I am disappointed:
- you wrongly claim that in GTD there can only be one next action in each project. I know this is a common myth among those who learned GTD by hearsay, but the fact that it is common is no excuse for a serious GTD developer to use it as a methodological foundation. Please read the first book again (ch 3 / next actions / the basics), and amend your analysis accordingly.
- you persist in using totally different approaches for actions and subprojects when it comes to parallel/sequential. This is inconsistent for no good reason and gives rise to major confusion and an ugly interface with too many difficult terms and checkboxes
- you persist in using the word “forced” for the most “natural” thing that all normal app users take for granted. When normal non-scientists enter a task on a list I can tell you they expect it to stay visible there, not disappear. But you want them to explicitly “force” it to stay visible. Really twisted.
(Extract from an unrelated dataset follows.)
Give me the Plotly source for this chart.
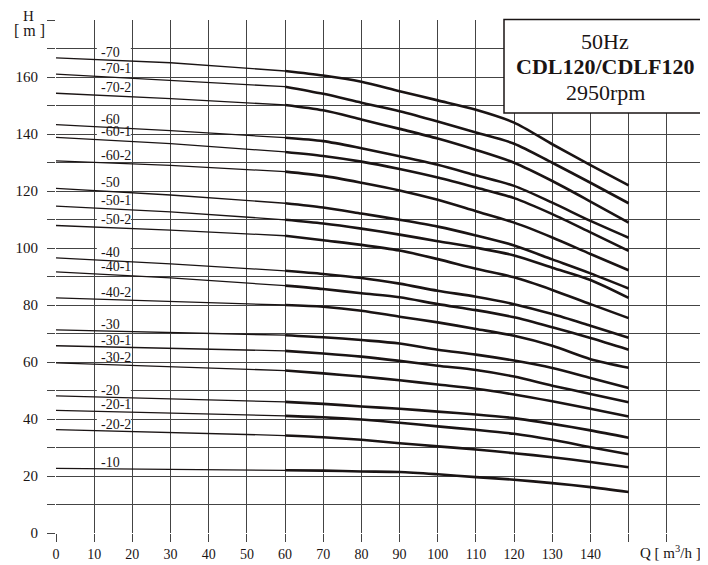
import plotly.graph_objects as go

# ---------------- data ----------------
Q_THIN = [0, 30, 60]
Q_THICK = [60, 70, 80, 90, 100, 110, 120, 130, 140, 150]

labels = ["-70", "-70-1", "-70-2", "-60", "-60-1", "-60-2", "-50", "-50-1", "-50-2",
          "-40", "-40-1", "-40-2", "-30", "-30-1", "-30-2", "-20", "-20-1", "-20-2", "-10"]

# H values at Q = 0, 30, 60, 70, 80, 90, 100, 110, 120, 130, 140, 150
h_70   = [166.7, 165.0, 162.1, 160.5, 158.3, 155.0, 151.8, 148.5, 144.0, 136.4, 129.1, 122.0]
h_70_1 = [161.0, 158.9, 156.6, 154.1, 151.0, 148.0, 144.4, 140.5, 136.6, 129.9, 122.9, 115.7]
h_70_2 = [154.3, 152.4, 150.2, 148.3, 145.1, 141.8, 138.4, 134.4, 129.9, 123.5, 116.3, 108.9]
h_60   = [143.3, 141.2, 138.7, 137.5, 135.0, 132.2, 129.2, 125.5, 121.8, 115.9, 109.5, 103.6]
h_60_1 = [138.8, 136.6, 133.7, 132.3, 130.3, 127.7, 124.7, 121.2, 117.5, 111.9, 105.5, 99.0]
h_60_2 = [130.6, 129.0, 126.8, 125.3, 122.9, 120.2, 116.9, 112.9, 108.9, 103.7, 97.9, 92.2]
h_50   = [120.9, 118.6, 115.7, 114.2, 112.1, 109.9, 107.5, 104.4, 100.9, 96.0, 91.1, 85.8]
h_50_1 = [114.7, 112.7, 109.9, 108.6, 106.8, 104.7, 102.4, 100.1, 97.4, 93.1, 88.8, 82.5]
h_50_2 = [107.9, 106.3, 104.3, 102.7, 101.1, 99.1, 96.1, 92.7, 89.7, 85.3, 80.3, 75.4]
h_40   = [96.5, 94.4, 92.0, 90.9, 89.5, 87.5, 85.0, 82.9, 80.3, 76.8, 72.7, 68.5]
h_40_1 = [91.6, 89.5, 86.8, 85.6, 84.1, 82.7, 80.3, 78.2, 75.7, 72.2, 68.4, 64.3]
h_40_2 = [82.5, 81.3, 80.0, 79.4, 78.0, 75.9, 73.9, 71.6, 69.2, 65.7, 61.0, 58.0]
h_30   = [71.3, 70.4, 69.4, 68.7, 67.7, 66.5, 64.3, 62.6, 60.5, 57.9, 54.4, 50.9]
h_30_1 = [65.7, 64.9, 63.9, 63.0, 61.9, 60.4, 58.7, 57.2, 54.9, 51.7, 48.8, 45.9]
h_30_2 = [59.7, 58.4, 57.0, 56.0, 54.9, 53.6, 52.1, 50.6, 48.6, 46.2, 43.6, 40.9]
h_20   = [48.1, 47.1, 46.0, 45.3, 44.4, 43.6, 42.6, 41.6, 40.3, 38.3, 36.0, 33.4]
h_20_1 = [43.0, 42.0, 41.1, 40.6, 39.8, 38.7, 37.4, 36.2, 34.8, 32.7, 30.1, 27.6]
h_20_2 = [36.3, 35.3, 34.2, 33.6, 32.7, 31.5, 30.4, 29.3, 28.0, 26.6, 24.9, 23.1]
h_10   = [22.7, 22.3, 22.0, 21.9, 21.6, 21.4, 20.6, 19.6, 18.7, 17.5, 16.1, 14.4]

curves = [h_70, h_70_1, h_70_2, h_60, h_60_1, h_60_2, h_50, h_50_1, h_50_2,
          h_40, h_40_1, h_40_2, h_30, h_30_1, h_30_2, h_20, h_20_1, h_20_2, h_10]

x_tickvals = list(range(0, 171, 10))
x_ticktext = [str(v) if v <= 140 else " " for v in x_tickvals]
y_tickvals = list(range(0, 181, 10))
y_ticktext = [str(v) if (v % 20 == 0 and v <= 160) else " " for v in y_tickvals]

title_lines = ["50Hz", "<b>CDL120/CDLF120</b>", "2950rpm"]

# ---------------- figure ----------------
SERIF = "Liberation Serif, Times New Roman, serif"
INK = "#1a1414"
GRID = "#444444"

# the page body adds an 8px margin; size the figure so it fills the window exactly
OFF = 8
FW, FH = 708 - OFF, 565 - OFF
L, R, T, B = 56 - OFF, 3, 20 - OFF, 32
PW, PH = FW - L - R, FH - T - B

def px(x):  # window pixel x -> paper
    return (x - OFF - L) / PW

def py(y):  # window pixel y -> paper
    return (FH - B - (y - OFF)) / PH

fig = go.Figure()
shapes = []
annotations = []

LABEL_Q = 10.7
for lab, h in zip(labels, curves):
    fig.add_trace(go.Scatter(x=Q_THIN, y=h[:3], mode="lines",
                             line=dict(color=INK, width=1.3), hoverinfo="skip"))
    fig.add_trace(go.Scatter(x=Q_THICK, y=h[2:], mode="lines",
                             line=dict(color=INK, width=2.6, shape="spline", smoothing=0.8),
                             hoverinfo="skip"))
    h0 = h[0]
    shapes.append(dict(type="rect", xref="x", yref="y", layer="between",
                       x0=LABEL_Q, x1=LABEL_Q + 8.9, y0=h0 + 0.6, y1=h0 + 4.0,
                       fillcolor="white", line=dict(width=0)))
    annotations.append(dict(x=LABEL_Q + 0.5, y=h0, xref="x", yref="y",
                            text=lab, showarrow=False, xanchor="left", yanchor="bottom",
                            yshift=-4, font=dict(family=SERIF, size=14, color=INK)))

shapes.append(dict(type="rect", xref="paper", yref="paper", layer="above",
                   x0=px(504), x1=px(704.5), y0=py(113), y1=py(19.5),
                   fillcolor="white", line=dict(color=INK, width=1.5)))
for line_text, ycen in zip(title_lines, [41, 66, 92]):
    annotations.append(dict(x=px(605), y=py(ycen), xref="paper", yref="paper",
                            text=line_text, showarrow=False, xanchor="center", yanchor="middle",
                            font=dict(family=SERIF, size=22, color=INK)))

annotations.append(dict(x=px(28), y=py(16), xref="paper", yref="paper", text="H",
                        showarrow=False, xanchor="center", yanchor="middle",
                        font=dict(family=SERIF, size=15, color=INK)))
annotations.append(dict(x=px(29), y=py(30), xref="paper", yref="paper", text="[ m ]",
                        showarrow=False, xanchor="center", yanchor="middle",
                        font=dict(family=SERIF, size=16, color=INK)))
annotations.append(dict(x=px(670), y=py(552), xref="paper", yref="paper",
                        text="Q [ m<sup>3</sup>/h ]",
                        showarrow=False, xanchor="center", yanchor="middle",
                        font=dict(family=SERIF, size=15, color=INK)))

fig.update_layout(
    width=FW, height=FH,
    margin=dict(l=L, r=R, t=T, b=B, pad=0),
    paper_bgcolor="white", plot_bgcolor="white",
    showlegend=False,
    shapes=shapes, annotations=annotations,
    xaxis=dict(range=[0, 170], tickmode="array", tickvals=x_tickvals, ticktext=x_ticktext,
               showgrid=True, gridcolor=GRID, gridwidth=1, zeroline=False, showline=False,
               ticks="outside", ticklen=8, tickcolor=GRID, tickwidth=1, automargin=False,
               tickfont=dict(family=SERIF, size=14, color=INK)),
    yaxis=dict(range=[0, 180], tickmode="array", tickvals=y_tickvals, ticktext=y_ticktext,
               showgrid=True, gridcolor=GRID, gridwidth=1, zeroline=False, showline=False,
               ticks="outside", ticklen=8, tickcolor=GRID, tickwidth=1, automargin=False,
               ticklabelstandoff=6,
               tickfont=dict(family=SERIF, size=15, color=INK)),
)

fig.write_html("out.html")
- to make it even worse you represent this “forced” condition visually in totally different ways for different types of actions (sometimes green, sometimes a red smudge), and you even give it a totally different meaning for projects than for actions. And the icon for it even looks like a Next action icon! A real mess.
- you have no way of pre-marking actions as parallel in still-sequential subprojects (because the “Forced Next” checkbox hardwires them straight to its currently active lists, even if the subproject they sit in is sequentially on hold)
You can solve all this is a gazillion different ways, of course, and it is your app, not mine. So go right ahead with whatever you want.You can even keep it like this if you like it so much. (But I’ll bet you this will come back and bite you sooner than you think.)
The simplest solution I have for you is this:
- get rid of the Forced Next checkbox completely
- use the Sequential checkbox consistently at all levels (actions, too)
- introduce a consistent graphical representation for an item’s sequential/parallel status.
But maybe you do not want it neat and clean and simple and powerful, not when you can make it look like the morning after a nuclear rocket science fest ;-)?